What Are Absolute Extreme Points?
Absolute extreme points are the highest (maxima) and lowest (minima) values that a function attains over its entire domain. These points are crucial in optimization problems, physics, economics, and engineering.
There are two types of extreme points:
- Absolute maximum: The greatest value of the function over its entire domain
- Absolute minimum: The least value of the function over its entire domain
Not all functions have absolute extrema. For example, the function f(x) = x has neither an absolute maximum nor minimum over its entire domain.
How to Find Absolute Extreme Points
Finding absolute extrema involves these key steps:
- Find all critical points of the function
- Evaluate the function at these critical points
- Evaluate the function at the endpoints of the domain (if the domain is closed)
- Compare all these values to determine the absolute extrema
This method is known as the Extreme Value Theorem and applies to continuous functions on closed intervals.
Step-by-Step Method
Step 1: Find the Domain
First, determine the domain of the function.

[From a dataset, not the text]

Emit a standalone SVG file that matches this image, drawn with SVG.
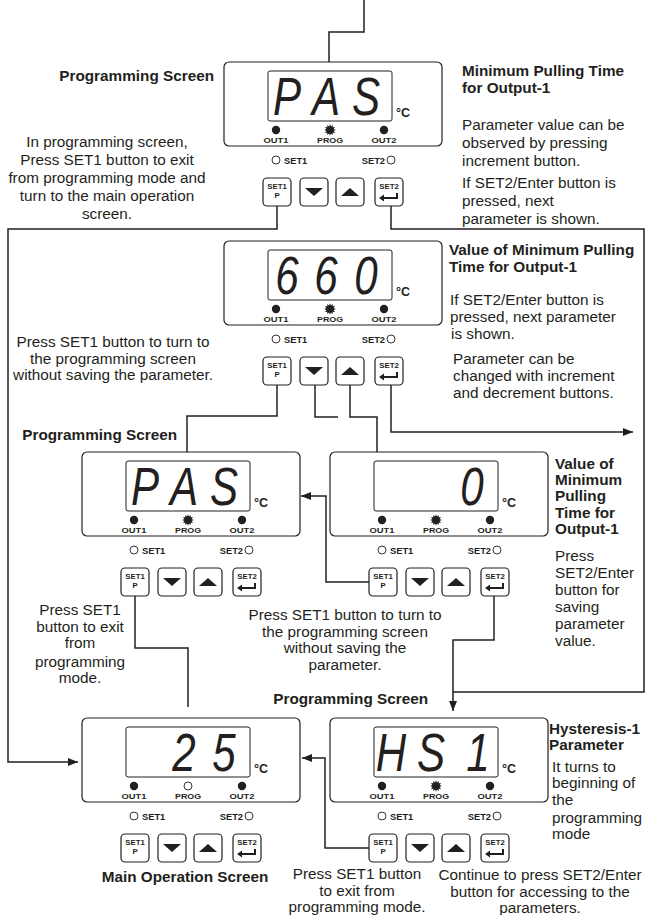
<svg xmlns="http://www.w3.org/2000/svg" xmlns:xlink="http://www.w3.org/1999/xlink" width="647" height="915" viewBox="0 0 647 915">
<style>
  text{font-family:"Liberation Sans",Arial,sans-serif;fill:#231f20}
  .t{font-size:15.3px}
  .b{font-size:15.3px;font-weight:bold}
  .m{text-anchor:middle}
  .e{text-anchor:end}
  .box{fill:#fff;stroke:#231f20;stroke-width:1.2}
  .disp{fill:#fff;stroke:#231f20;stroke-width:1}
  .btn{fill:#fff;stroke:#231f20;stroke-width:1.2}
  .lbl{font-size:8px;font-weight:bold;text-anchor:middle}
  .ind{font-size:9.3px;font-weight:bold}
  .bt{font-size:7.8px;font-weight:bold;text-anchor:middle}
  .deg{font-size:12.5px;font-weight:bold}
  .dg{font-size:54px;font-style:italic;text-anchor:middle}
  .ln{fill:none;stroke:#231f20;stroke-width:1.5}
  .led{fill:#231f20}
  .ring{fill:#fff;stroke:#231f20;stroke-width:0.9}
</style>
<defs>
  <marker id="ah" viewBox="0 0 10 8" refX="10" refY="4" markerWidth="10" markerHeight="8" orient="auto" markerUnits="userSpaceOnUse">
    <path d="M0,0 L10,4 L0,8 z" fill="#231f20"/>
  </marker>
  <polygon id="star" class="led" points="5.8,0 3.6,0.96 5.02,2.9 2.65,2.65 2.9,5.02 0.96,3.6 0,5.8 -0.96,3.6 -2.9,5.02 -2.65,2.65 -5.02,2.9 -3.6,0.96 -5.8,0 -3.6,-0.96 -5.02,-2.9 -2.65,-2.65 -2.9,-5.02 -0.96,-3.6 0,-5.8 0.96,-3.6 2.9,-5.02 2.65,-2.65 5.02,-2.9 3.6,-0.96"/>
  <g id="devbase">
    <rect class="box" x="0" y="0" width="218" height="84" rx="5"/>
    <rect class="disp" x="44" y="9" width="124" height="50" rx="2"/>
    <text class="deg" x="172" y="55">°C</text>
    <circle class="led" cx="52" cy="68" r="4.2"/>
    <circle class="led" cx="160" cy="68" r="4.2"/>
    <text class="lbl" x="52" y="81" textLength="25" lengthAdjust="spacingAndGlyphs">OUT1</text>
    <text class="lbl" x="106" y="81" textLength="26" lengthAdjust="spacingAndGlyphs">PROG</text>
    <text class="lbl" x="160" y="81" textLength="25" lengthAdjust="spacingAndGlyphs">OUT2</text>
    <circle class="ring" cx="52" cy="98" r="4"/>
    <text class="ind" x="60" y="101.5">SET1</text>
    <text class="ind e" x="161" y="101.5">SET2</text>
    <circle class="ring" cx="167" cy="98" r="4"/>
    <rect class="btn" x="39" y="116" width="28" height="28" rx="4"/>
    <rect class="btn" x="76" y="116" width="28" height="28" rx="4"/>
    <rect class="btn" x="112" y="116" width="28" height="28" rx="4"/>
    <rect class="btn" x="151" y="116" width="28" height="28" rx="4"/>
    <text class="bt" x="53" y="126.5">SET1</text>
    <text class="bt" x="53" y="136">P</text>
    <polygon class="led" points="81,126 99,126 90,134"/>
    <polygon class="led" points="117,134 135,134 126,126"/>
    <text class="bt" x="165" y="126.5">SET2</text>
    <path d="M159,136 H173 V131" fill="none" stroke="#231f20" stroke-width="2"/>
    <polygon class="led" points="155,136 160,132.5 160,139.5"/>
  </g>
</defs>

<g id="connectors">
  <path class="ln" d="M364,0 V32 H329 V62"/>
  <path class="ln" d="M277,206 V229 H8 V762 H78" marker-end="url(#ah)"/>
  <path class="ln" d="M391,206 V229 H644 V692 H453"/>
  <path class="ln" d="M277,385 V416 H187 V452"/>
  <path class="ln" d="M315,385 V417 H338"/>
  <path class="ln" d="M350,385 V417 H377 V452"/>
  <path class="ln" d="M391,385 V432 H633" marker-end="url(#ah)"/>
  <path class="ln" d="M369,582 H326 V496 H301" marker-end="url(#ah)"/>
  <path class="ln" d="M135,596 V648 H188 V707"/>
  <path class="ln" d="M494,596 V640 H453 V711" marker-end="url(#ah)"/>
  <path class="ln" d="M369,848 H325 V758 H302" marker-end="url(#ah)"/>
</g>

<g id="dev-pas-top" transform="translate(224,62)">
  <use xlink:href="#devbase"/>
  <use xlink:href="#star" x="106" y="68"/>
  <text class="dg" transform="scale(0.78,1)" x="80.8 130.8 182.1" y="53">PAS</text>
</g>

<g id="dev-660" transform="translate(224,241)">
  <use xlink:href="#devbase"/>
  <use xlink:href="#star" x="106" y="68"/>
  <text class="dg" transform="scale(0.78,1)" x="80.8 130.8 182.1" y="53">660</text>
</g>

<g id="dev-pas-mid" transform="translate(82,452)">
  <use xlink:href="#devbase"/>
  <use xlink:href="#star" x="106" y="68"/>
  <text class="dg" transform="scale(0.78,1)" x="80.8 130.8 182.1" y="53">PAS</text>
</g>

<g id="dev-0" transform="translate(330,452)">
  <use xlink:href="#devbase"/>
  <use xlink:href="#star" x="106" y="68"/>
  <text class="dg" transform="scale(0.78,1)" x="182.1" y="53">0</text>
</g>

<g id="dev-main" transform="translate(82,718)">
  <use xlink:href="#devbase"/>
  <circle class="ring" cx="106" cy="68" r="4"/>
  <text class="dg" transform="scale(0.78,1)" x="130.8 182.1" y="53">25</text>
</g>

<g id="dev-hs1" transform="translate(330,718)">
  <use xlink:href="#devbase"/>
  <use xlink:href="#star" x="106" y="68"/>
  <text class="dg" transform="scale(0.78,1)" x="78.2 129.5 189.7" y="53">HS1</text>
</g>

<g id="labels">
  <text class="b e" x="214" y="81">Programming Screen</text>
  <text class="t m" x="107" y="147">In programming screen,</text>
  <text class="t m" x="107" y="165">Press SET1 button to exit</text>
  <text class="t m" x="107" y="183">from programming mode and</text>
  <text class="t m" x="107" y="201">turn to the main operation</text>
  <text class="t m" x="107" y="219">screen.</text>

  <text class="b" x="462" y="76">Minimum Pulling Time</text>
  <text class="b" x="462" y="93">for Output-1</text>
  <text class="t" x="462" y="130">Parameter value can be</text>
  <text class="t" x="462" y="148">observed by pressing</text>
  <text class="t" x="462" y="166">increment button.</text>
  <text class="t" x="462" y="188">If SET2/Enter button is</text>
  <text class="t" x="462" y="206">pressed, next</text>
  <text class="t" x="462" y="224">parameter is shown.</text>

  <text class="b" x="449" y="255">Value of Minimum Pulling</text>
  <text class="b" x="449" y="272">Time for Output-1</text>
  <text class="t" x="450" y="305">If SET2/Enter button is</text>
  <text class="t" x="450" y="322">pressed, next parameter</text>
  <text class="t" x="451" y="339">is shown.</text>
  <text class="t" x="453" y="364">Parameter can be</text>
  <text class="t" x="453" y="381">changed with increment</text>
  <text class="t" x="453" y="398">and decrement buttons.</text>

  <text class="t m" x="113" y="347">Press SET1 button to turn to</text>
  <text class="t m" x="113" y="363.5">the programming screen</text>
  <text class="t m" x="113" y="380">without saving the parameter.</text>
  <text class="b e" x="177" y="440">Programming Screen</text>

  <text class="b" x="555" y="469">Value of</text>
  <text class="b" x="555" y="485">Minimum</text>
  <text class="b" x="555" y="501">Pulling</text>
  <text class="b" x="555" y="518">Time for</text>
  <text class="b" x="555" y="534">Output-1</text>
  <text class="t" x="555" y="561">Press</text>
  <text class="t" x="555" y="578">SET2/Enter</text>
  <text class="t" x="555" y="595">button for</text>
  <text class="t" x="555" y="612">saving</text>
  <text class="t" x="555" y="629">parameter</text>
  <text class="t" x="555" y="646">value.</text>

  <text class="t m" x="345" y="620">Press SET1 button to turn to</text>
  <text class="t m" x="345" y="637">the programming screen</text>
  <text class="t m" x="345" y="653">without saving the</text>
  <text class="t m" x="345" y="670">parameter.</text>

  <text class="t m" x="80" y="615">Press SET1</text>
  <text class="t m" x="80" y="632">button to exit</text>
  <text class="t m" x="80" y="648">from</text>
  <text class="t m" x="80" y="667">programming</text>
  <text class="t m" x="80" y="683">mode.</text>

  <text class="b e" x="428" y="704">Programming Screen</text>

  <text class="b" x="549" y="734">Hysteresis-1</text>
  <text class="b" x="549" y="750">Parameter</text>
  <text class="t" x="552" y="772">It turns to</text>
  <text class="t" x="552" y="788">beginning of</text>
  <text class="t" x="552" y="805">the</text>
  <text class="t" x="552" y="823">programming</text>
  <text class="t" x="552" y="839">mode</text>

  <text class="b m" x="185" y="882">Main Operation Screen</text>
  <text class="t m" x="357" y="879">Press SET1 button</text>
  <text class="t m" x="357" y="896">to exit from</text>
  <text class="t m" x="357" y="912">programming mode.</text>
  <text class="t m" x="540" y="880">Continue to press SET2/Enter</text>
  <text class="t m" x="540" y="897">button for accessing to the</text>
  <text class="t m" x="540" y="913">parameters.</text>
</g>
</svg>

This is the set of all possible input values for which the function is defined.
Step 2: Find the First Derivative
Compute the first derivative of the function. This will help identify critical points where the function might have extrema.
Step 3: Find Critical Points
Set the first derivative equal to zero and solve for x. These solutions are the critical points.
Step 4: Evaluate at Critical Points and Endpoints
Calculate the function's value at each critical point and at the endpoints of the domain.
Step 5: Compare Values
Identify the largest and smallest values from the evaluations. These are the absolute maximum and minimum values.
Note: If the domain is open (doesn't include endpoints), you only need to evaluate at critical points.
Example Problem
Let's find the absolute extrema of the function f(x) = x³ - 3x² on the interval [-1, 2].
Step 1: Find the Domain
The domain is given as [-1, 2].
Step 2: Find the First Derivative
f'(x) = 3x² - 6x
Step 3: Find Critical Points
Set f'(x) = 0: 3x² - 6x = 0 → 3x(x - 2) = 0 → x = 0 or x = 2
Step 4: Evaluate at Critical Points and Endpoints
- f(-1) = (-1)³ - 3(-1)² = -1 - 3 = -4
- f(0) = 0³ - 3(0)² = 0
- f(2) = 2³ - 3(2)² = 8 - 12 = -4
Step 5: Compare Values
The values are -4, 0, and -4. The absolute maximum is 0 at x = 0, and the absolute minimum is -4 at x = -1 and x = 2.
Common Mistakes to Avoid
When finding absolute extrema, avoid these common errors:
- Forgetting to check endpoints when the domain is closed
- Assuming all functions have absolute extrema
- Miscounting critical points by not solving the derivative equation correctly
- Ignoring the possibility of multiple extrema
- Making calculation errors when evaluating the function
Double-checking each step helps ensure accurate results.
FAQ
What's the difference between absolute and local extrema?
Absolute extrema are the highest and lowest points over the entire domain, while local extrema are the highest and lowest points in a restricted neighborhood around the point.
Can a function have more than one absolute maximum or minimum?
Yes, a function can have multiple points where it attains the same maximum or minimum value.
How do I know if a function has absolute extrema?
A continuous function on a closed interval will always have absolute extrema. For open intervals or discontinuous functions, extrema may not exist.
What if the derivative is undefined at a point?
Points where the derivative is undefined should still be checked for potential extrema, as they might be critical points.
Can I use this method for functions of two variables?
This method applies to single-variable functions. For multivariable functions, you would use partial derivatives and critical points.